## Aim
Retype only what runs from the first line of the listing to the line holding "ax = fig.add_axes([220", both included. Do not retype the pictures.

## Available data
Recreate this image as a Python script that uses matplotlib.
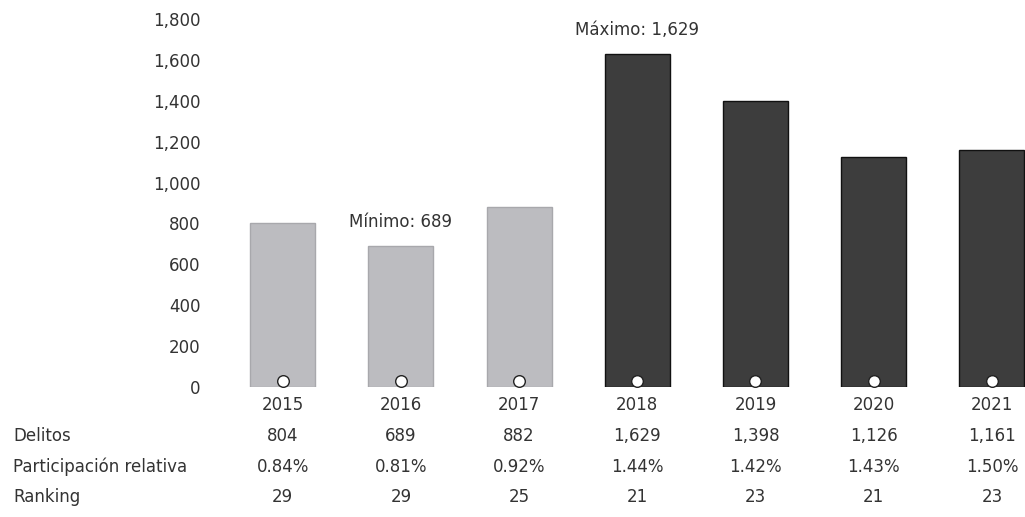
import matplotlib.pyplot as plt
from matplotlib.ticker import FuncFormatter

# Datos
anios = ['2015', '2016', '2017', '2018', '2019', '2020', '2021']
delitos = [804, 689, 882, 1629, 1398, 1126, 1161]
participacion = ['0.84%', '0.81%', '0.92%', '1.44%', '1.42%', '1.43%', '1.50%']
ranking = [29, 29, 25, 21, 23, 21, 23]
filas = ['Delitos', 'Participación relativa', 'Ranking']

plt.rcParams['font.family'] = ['DejaVu Sans']
texto = '#333333'
fs = 12

fig = plt.figure(figsize=(10.25, 5.17), dpi=100)
ax = fig.add_axes([220 / 1025, 130 / 517, 805 / 1025, 368 / 517])

x = list(range(len(anios)))
colores = ['#bcbcc0' if int(a) < 2018 else '#3d3d3d' for a in anios]
bordes = ['#a8a8ac' if int(a) < 2018 else '#111111' for a in anios]
ax.bar(x, delitos, width=0.55, color=colores, edgecolor=bordes, linewidth=1)
ax.scatter(x, [28] * len(x), s=70, facecolor='white', edgecolor='#222222',
           linewidth=1, zorder=3, clip_on=False)

ax.set_xlim(-0.53, 6.28)
ax.set_ylim(0, 1800)
ax.set_yticks(range(0, 1801, 200))
ax.yaxis.set_major_formatter(FuncFormatter(lambda v, p: f'{int(v):,}'))
ax.tick_params(axis='y', length=0, pad=14, labelsize=fs, labelcolor=texto)
ax.set_xticks([])
for s in ax.spines.values():
    s.set_visible(False)

# Mínimo y máximo
i_min = delitos.index(min(delitos))
i_max = delitos.index(max(delitos))
ax.text(i_min, min(delitos) + 120, f'Mínimo: {min(delitos):,}', ha='center',
        va='center', fontsize=fs, color=texto)
ax.text(i_max, max(delitos) + 115, f'Máximo: {max(delitos):,}', ha='center',
        va='center', fontsize=fs, color=texto)

# Tabla bajo el gráfico
trans = ax.get_xaxis_transform()
filas_y = [-0.133, -0.217, -0.299]
for i, a in enumerate(anios):
    ax.text(i, -0.049, a, transform=trans, ha='center', va='center',
            fontsize=fs, color=texto)
    valores = [f'{delitos[i]:,}', participacion[i], str(ranking[i])]
    for v, yy in zip(valores, filas_y):
        ax.text(i, yy, v, transform=trans, ha='center', va='center',
                fontsize=fs, color=texto)
for f, yy in zip(filas, filas_y):
    ax.text(13 / 1025, ax.get_position().y0 + yy * ax.get_position().height, f,
            transform=fig.transFigure, ha='left', va='center', fontsize=fs,
            color=texto)

fig.savefig('out.png', dpi=100)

## Answer to this problem
Recreate this image as a Python script that uses matplotlib.
import matplotlib.pyplot as plt
from matplotlib.ticker import FuncFormatter

# Datos
anios = ['2015', '2016', '2017', '2018', '2019', '2020', '2021']
delitos = [804, 689, 882, 1629, 1398, 1126, 1161]
participacion = ['0.84%', '0.81%', '0.92%', '1.44%', '1.42%', '1.43%', '1.50%']
ranking = [29, 29, 25, 21, 23, 21, 23]
filas = ['Delitos', 'Participación relativa', 'Ranking']

plt.rcParams['font.family'] = ['DejaVu Sans']
texto = '#333333'
fs = 12

fig = plt.figure(figsize=(10.25, 5.17), dpi=100)
ax = fig.add_axes([220 / 1025, 130 / 517, 805 / 1025, 368 / 517])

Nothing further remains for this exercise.